Scott Park’s Story Explains Why We Must All Challenge Our Assumptions
About a year ago, college basketball fan Scott Park was gaining notoriety for missing a million dollar half-court shot. As he looked healthy, perhaps it wasn’t surprising that Mr. Park was mocked by thousands upon thousands of people after he missed that half-court shot.
But there was much more to this story, which ESPN found out. They made a video for their E:360 program, which was also aired yesterday on ESPN’s Outside the Lines…and because I saw that, I felt the need to discuss it further. (While I haven’t figured out how to link directly to OTL’s feed, I can send you in the direction of OTL’s “extra” footage discussing why both Bob Ley and reporter Ryan McGee found Scott Park’s story to be both relevant and inspirational.)
Granted, once I saw the story myself, it’s obvious why Scott Park’s story is inspirational.
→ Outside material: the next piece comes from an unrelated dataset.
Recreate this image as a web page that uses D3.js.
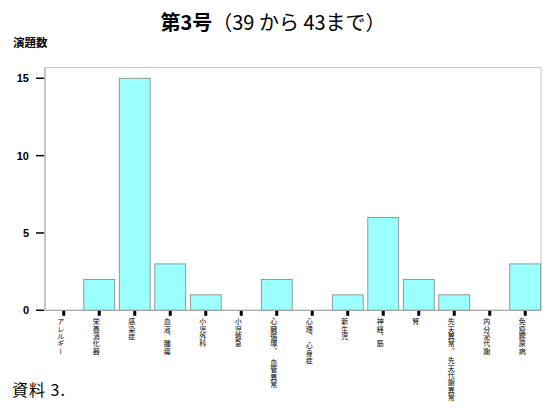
<!doctype html>
<meta charset="utf-8">
<script src="https://d3js.org/d3.v7.min.js"></script>
<style>
  body {margin:0; background:#fff;}
  text {font-family: "Noto Sans CJK JP", "Noto Sans", sans-serif;}
  .num {font-family: "Liberation Sans", Arial, sans-serif; font-weight:bold; font-size:11px;}
  .cat {font-size:7px; writing-mode: vertical-rl; letter-spacing:0.4px;}
</style>
<body>
<svg width="550" height="408"></svg>
<script>
// categories and counts
var categories = ["アレルギー", "栄養消化器", "感染症", "血液、腫瘍", "小児外科", "小児救急",
  "心臓循環、　血管異常", "心理、 心身症", "新生児", "神経、筋", "腎",
  "先天異常、 先天代謝異常", "内分泌代謝", "免疫膠原病"];
var counts = [0, 2, 15, 3, 1, 0, 2, 0, 1, 6, 2, 1, 0, 3];
var yTicks = [0, 5, 10, 15];

var svg = d3.select("svg");

var x = d3.scaleBand().domain(categories).range([46, 543]).paddingInner(0.13).paddingOuter(0.065);
var y = d3.scaleLinear().domain([0, 15]).range([310.3, 78.3]);

// plot frame
svg.append("rect")
  .attr("x", 45).attr("y", y(15.7))
  .attr("width", 496).attr("height", y(0) - y(15.7))
  .attr("fill", "none").attr("stroke", "#c4c4c4").attr("stroke-width", 1);

// bars
svg.append("g").selectAll("rect")
  .data(counts)
  .enter().append("rect")
    .attr("x", function(d, i) {return x(categories[i]);})
    .attr("y", function(d) {return y(d);})
    .attr("width", x.bandwidth())
    .attr("height", function(d) {return y(0) - y(d);})
    .attr("fill", "#99ffff")
    .attr("stroke", "#808080")
    .attr("stroke-width", 0.8)
    .style("display", function(d) {return d > 0 ? null : "none";});

// left axis line + bottom line
svg.append("line")
  .attr("x1", 45).attr("x2", 45).attr("y1", y(15.7)).attr("y2", y(0))
  .attr("stroke", "#c4c4c4").attr("stroke-width", 2);
svg.append("line")
  .attr("x1", 45).attr("x2", 541).attr("y1", y(0)).attr("y2", y(0))
  .attr("stroke", "#a0a0a0").attr("stroke-width", 1);

var yAxis = svg.append("g").selectAll("g")
  .data(yTicks).enter().append("g")
  .attr("transform", function(d) {return "translate(0," + y(d) + ")";});
yAxis.append("line").attr("x1", 36).attr("x2", 44).attr("stroke", "#000").attr("stroke-width", 1.5);
yAxis.append("text").attr("class", "num")
  .attr("x", 29).attr("y", 4).attr("text-anchor", "end")
  .text(function(d) {return d;});

// bottom ticks (small black blocks)
svg.append("g").selectAll("rect")
  .data(categories).enter().append("rect")
  .attr("x", function(d) {return x(d) + x.bandwidth() / 2 - 1.5;})
  .attr("y", y(0) + 0.5)
  .attr("width", 3).attr("height", 5)
  .attr("fill", "#000");

// category labels, vertical
svg.append("g").selectAll("text")
  .data(categories).enter().append("text")
  .attr("class", "cat")
  .attr("x", function(d) {return x(d) + x.bandwidth() / 2 - 3;})
  .attr("y", 318)
  .text(function(d) {return d;});

// titles
var title = svg.append("text")
  .attr("x", 273).attr("y", 30).attr("text-anchor", "middle")
  .attr("font-size", 20);
title.append("tspan").attr("font-weight", "bold").text("第3号");
title.append("tspan").attr("font-weight", "normal").text("（39 から 43まで）");

svg.append("text")
  .attr("x", 13).attr("y", 47)
  .attr("font-size", 11.5).attr("font-weight", "bold")
  .text("演題数");
svg.append("text")
  .attr("x", 12).attr("y", 396)
  .attr("font-size", 16).attr("letter-spacing", 1)
  .text("資料 3.");
</script>
</body>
This is a man who has nearly died — not once, but twice. (See McGee’s article from March of this year for further details.) He suffers from a condition called CAPS — otherwise known as catastrophic antiphospholipid syndrome — and because of it, he’s already endured a kidney transplant and suffered serious and life-threatening consequences.**
Scott Park’s story is inspirational. (We need more stories like this in this world.) But we’d not know about it except for two things: first, Scott Park missed that half-court shot, and because he looked healthy people made fun of him for doing so. And second, the reporter who posted the clip of Mr. Park missing that shot wrote a follow-up story to explain just why we should be ashamed of ourselves for jumping to conclusions. That got other writers, including ESPN’s Ryan McGee, interested in Scott Park and following along with Mr. Park’s story of persistence, faith, hope, and chronic struggles against his disabling conditions — though the way Scott Park carried himself during the E:360 piece (shown on OTL yesterday), it’s obvious that he is emphasizing the “half-full” part of the equation.
Simply put: While he may be disabled today, he is a lucky man. He has a caring, loving, and devoted wife and family, and many good friends (one who donated his kidney in order to give Scott Park more time on this Earth). He loves college basketball, even now. He holds no animus toward anyone, including the reporter who posted the clip of Park’s abortive half-court shot effort. And no one should feel sorry for him, even with his health challenges, physical therapy, and all…because he’s had a good life, he’s still in there fighting, and — maybe this is leap of faith on my part — life is all about what you do with it.
Scott Park has done a great deal with his life. And that’s what no one knew when the clip of him missing the half-court shot was taken.
Fortunately, we did learn “the rest of the story” with regards to Scott Park. But we don’t always know everyone’s stories, and there’s an awful lot of assumptions going on. We live in a world where it seems everyone rushes to judgment, and sometimes, that judgment is plain, flat, utterly wrong.
So, the lessons I would like you to take away from this are these:
- Challenge your assumptions. Challenge them often.
- Try to put yourself in other people’s shoes.
- Be as charitable and forgiving as you can. Because some day, you may just need some of that charity and forgiveness for yourself.
- Do not assume that the initial narrative framing is correct.
- And, finally — DO YOUR RESEARCH.
If you do all that, you are much less likely to be an obnoxious, uncaring, unfeeling butthead. (End rant.)
**At the moment, Mr. Park is in the hospital, recovering from a series of strokes. He is alert, aware, in good spirits, doing physical therapy, and hoping to regain the use of his right arm and to walk again. Wish him well, will you?